Lawyer: Texas mayor’s deposit an ‘innocent’ error
BROWNSVILLE, Texas — The outspoken mayor of a U.S.-Mexico border city deposited a $26,000 check from the city to a vendor in his personal account last year and attempted to discredit the investigation when it came to light, prosecutors said Tuesday.
Brownsville Mayor Pat Ahumada, who is on trial for a variety of charges including theft, spent more than $5,000 over three weeks after putting the check into his account, authorities said.
During that time, prosecutor Luis Saenz told jurors, “nobody knows anything except the defendant,” and then when it was revealed “Patricio Ahumada engages in a campaign to discredit the investigation.”
Ahumada initially said he did not remember depositing the check. When the bank notified him three weeks after the deposit he asked the bank to investigate because he believed political enemies could be setting him up.
It was “an innocent mistake” by a busy mayor on his way to Mexico on city business, his attorney Ed Cyganiewicz said Tuesday.
“He’s not stupid enough to deposit a check that doesn’t belong to him,” Cyganiewicz told jurors.
Ahumada had pulled into a commercial business lane at his local bank branch to make a deposit on Oct. 28. He endorsed the back of a $26,139 check from the city of Brownsville to Tarsia Technical Industries of New York for equipment at the public library and added his account number.
Teller Julio Salazar noted that the check was not made out to the mayor, but recognizing Ahumada he did not to question it and filled out a deposit slip, Brownsville Police Detective Jesse Pinales testified. Salazar later identified Ahumada in a photo lineup as the check’s depositor. The account was for Ahumada’s real estate appraisal business.

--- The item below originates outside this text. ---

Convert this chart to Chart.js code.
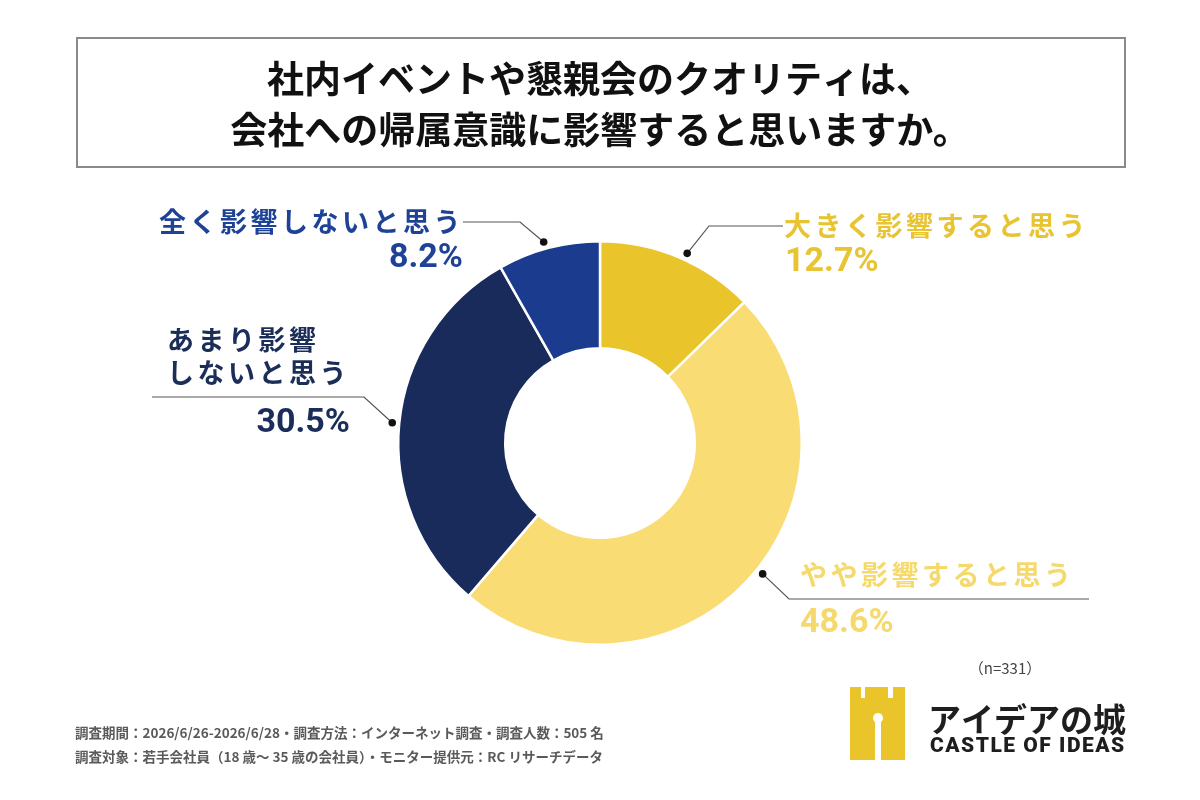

Later that morning, Ahumada crossed the Rio Grande into Matamoros, Mexico, and flew to Mexico City for a meeting about a river project.
The vendor contacted the city to find out why it had not been paid. The city then traced the check.
On Nov. 21, Hugh Emerson, a vice president at BBVA Compass Bank in Brownsville, called Ahumada to let him know that the security department would be withdrawing the money that was improperly deposited in his account. Ahumada came in that day to make a deposit so that there was enough money in the account, Emerson testified.
“He was very concerned that this check had been deposited to his account,” Emerson said.
What remains unclear is how the check ever made it from the city’s finance department to Ahumada, who is serving the second year of a four-year term as mayor of Brownsville. The city of more than 170,000 is about 275 miles south of San Antonio.
Some city employees were expected to testify later Tuesday.
In his opening statement, Cyganiewicz said that if the teller had said something to the mayor about the check, there would be no trial. Asked if the teller followed bank procedure in filling out a deposit slip for Ahumada after seeing the check was not made out to him, Joe Hinton, the bank’s head of security at the time, said no.
“He (the teller) shouldn’t have done what he did,” Hinton testified. “He shouldn’t have accepted the deposit at all.”
In a voluntary statement that Ahumada gave to police in December, he said he suspected someone with malicious intent was trying to get him or he had made a mistake. He mentioned a private investigator that had been paid $5,000 to follow him and a mysterious vehicle that sometimes tailed him trying to catch him driving drunk.